In 1988, in a note on the prohibition on the use of chemical weapons, the Swiss Federal Department of Foreign Affairs stated: “The 1925 [Geneva Gas] Protocol declares a custom.” It added: “The 1925 [Geneva Gas] Protocol and custom prohibit the first use of chemical weapons and accept the lawfulness of second use only in the case of reprisals in kind.”
Switzerland’s ABC of International Humanitarian Law (2009) states:
Reprisals
International humanitarian law does not include any general prohibition of reprisals. There are however numerous provisions that prohibit specific types of reprisal, in particular reprisals against
Protected persons such as
Civilians, the wounded and
Prisoners of war. Also prohibited are reprisals against certain specific objects such as cultural property and places of worship, the natural environment, and installations that may cause a dangerous situation to occur (e.g. nuclear power stations and dams).
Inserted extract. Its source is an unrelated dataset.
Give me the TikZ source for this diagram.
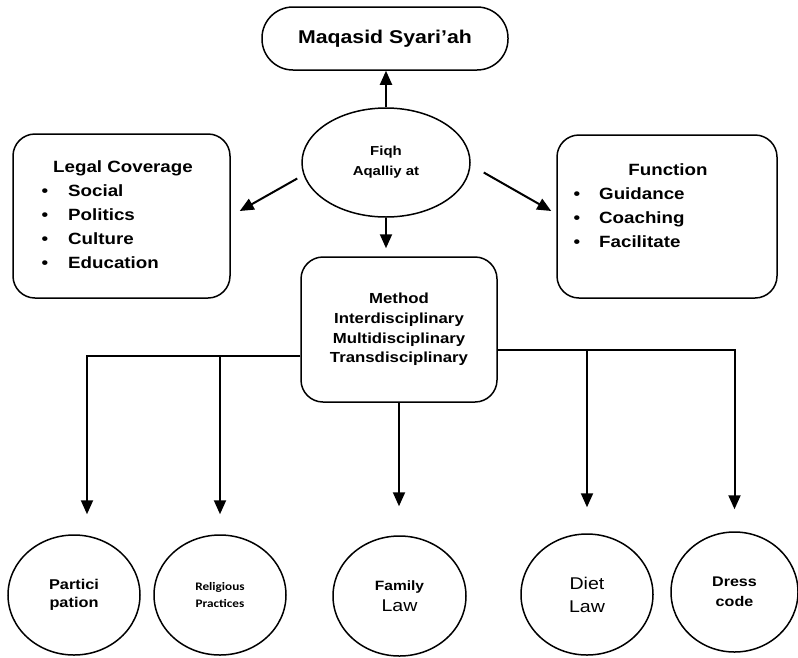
\documentclass[tikz,border=0pt]{standalone}
\usepackage{fontspec}
\setmainfont{Liberation Sans}[FakeStretch=1.15]
\newfontfamily\carl{Carlito}[FakeStretch=1.15]
\usetikzlibrary{arrows.meta,shapes.geometric}
\begin{document}
\begin{tikzpicture}[x=1pt,y=-1pt,
  box/.style={draw, rounded corners=22pt, inner sep=0pt, line width=1.5pt},
  oval/.style={draw, ellipse, inner sep=0pt, line width=1.5pt, align=center},
  arr/.style={-{Triangle[length=14pt,width=12pt]}, line width=2pt},
  bt/.style={font=\bfseries\fontsize{16.3}{20}\selectfont, inner sep=0pt, anchor=base west},
  bl/.style={bt, anchor=base}]
\useasboundingbox (0,0) rectangle (798,657);

% top
\node[box, rounded corners=31pt, minimum width=246pt, minimum height=63pt,
  font=\bfseries\fontsize{18.5}{22}\selectfont] (maq) at (385,38.5) {Maqasid Syari’ah};
\node[oval, minimum width=168pt, minimum height=109pt,
  font=\bfseries\fontsize{13}{20}\selectfont] (fiqh) at (386,162.5) {Fiqh\\Aqalliy at};

% legal coverage
\node[box, minimum width=217pt, minimum height=164pt] (legal) at (121.5,216) {};
\node[bl] (lgt) at (123,172) {Legal Coverage};
\node[bl] (lb1) at (45,196) {\textbullet};
\node[bl] (lb2) at (45,220) {\textbullet};
\node[bl] (lb3) at (45,244) {\textbullet};
\node[bl] (lb4) at (45,268) {\textbullet};
\node[bt] (l1) at (68,196) {Social};
\node[bt] (l2) at (68,220) {Politics};
\node[bt] (l3) at (68,244) {Culture};
\node[bt] (l4) at (68,268) {Education};

% function
\node[box, minimum width=220pt, minimum height=163pt] (func) at (667,216.5) {};
\node[bl] (fnt) at (668,175) {Function};
\node[bl] (fb1) at (577,199) {\textbullet};
\node[bl] (fb2) at (577,223) {\textbullet};
\node[bl] (fb3) at (577,247) {\textbullet};
\node[bt] (f1) at (599,199) {Guidance};
\node[bt] (f2) at (599,223) {Coaching};
\node[bt] (f3) at (599,247) {Facilitate};

% method
\node[box, minimum width=196pt, minimum height=145pt, align=center,
  font=\bfseries\fontsize{14.6}{19.6}\selectfont] (meth) at (399,329.5)
  {Method\\Interdisciplinary\\Multidisciplinary\\Transdisciplinary};

% bottom ellipses
\node[oval, minimum width=132pt, minimum height=120pt,
  font=\bfseries\fontsize{14.2}{18}\selectfont] (part) at (74,595) {Partici\\pation};
\node[oval, minimum width=132pt, minimum height=120pt,
  font=\carl\bfseries\fontsize{11.5}{17}\selectfont] (relig) at (220,595) {Religious\\Practices};
\node[oval, minimum width=133pt, minimum height=120pt,
  font=\fontsize{17}{21}\selectfont] (fam) at (399.5,596) {{\bfseries\fontsize{13.5}{21}\selectfont Family}\\Law};
\node[oval, minimum width=132pt, minimum height=121pt,
  font=\fontsize{17}{23}\selectfont] (diet) at (587,594.5) {Diet\\Law};
\node[oval, minimum width=127pt, minimum height=120pt,
  font=\bfseries\fontsize{14}{20}\selectfont] (dress) at (734.5,592) {Dress\\code};

% connectors from Fiqh
\draw[arr] (fiqh.north) -- (fiqh.north |- maq.south);
\draw[arr, shorten >=8pt] (fiqh.south) -- (fiqh.south |- meth.north);
\draw[arr] ([shift={(-4,16)}]fiqh.west) -- ([shift={(9,-5)}]legal.east);
\draw[arr] ([shift={(13,10)}]fiqh.east) -- ([shift={(-5,-5.5)}]func.west);

% connectors from Method
\coordinate (ml) at ([shift={(0,26.5)}]meth.west);
\coordinate (mr) at ([shift={(0,20.5)}]meth.east);
\draw[arr] (ml) -| ([shift={(13,-20)}]part.north);
\draw[arr, shorten >=20pt] (ml -| relig.north) -- (relig.north);
\draw[arr, shorten >=29pt] (meth.south) -- (meth.south |- fam.north);
\draw[arr, shorten >=26pt] (mr -| diet.north) -- (diet.north);
\draw[arr, shorten >=22pt] (mr) -| (dress.north);
\end{tikzpicture}
\end{document}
Switzerland’s Basic Military Manual (1987), in its introductory remarks, states:
In case an adversary should not respect these international rules [“rules of international public law in times of armed conflict”], only the
Conseil fédéral [Federal Council] would be competent to decide which measures would be opportune, especially possible reprisals, or to give the necessary instructions to the command of the army.
In a provision dealing with reprisals, the manual further states: “Only the
Conseil fédéral [Federal Council] is competent to order possible reprisals.”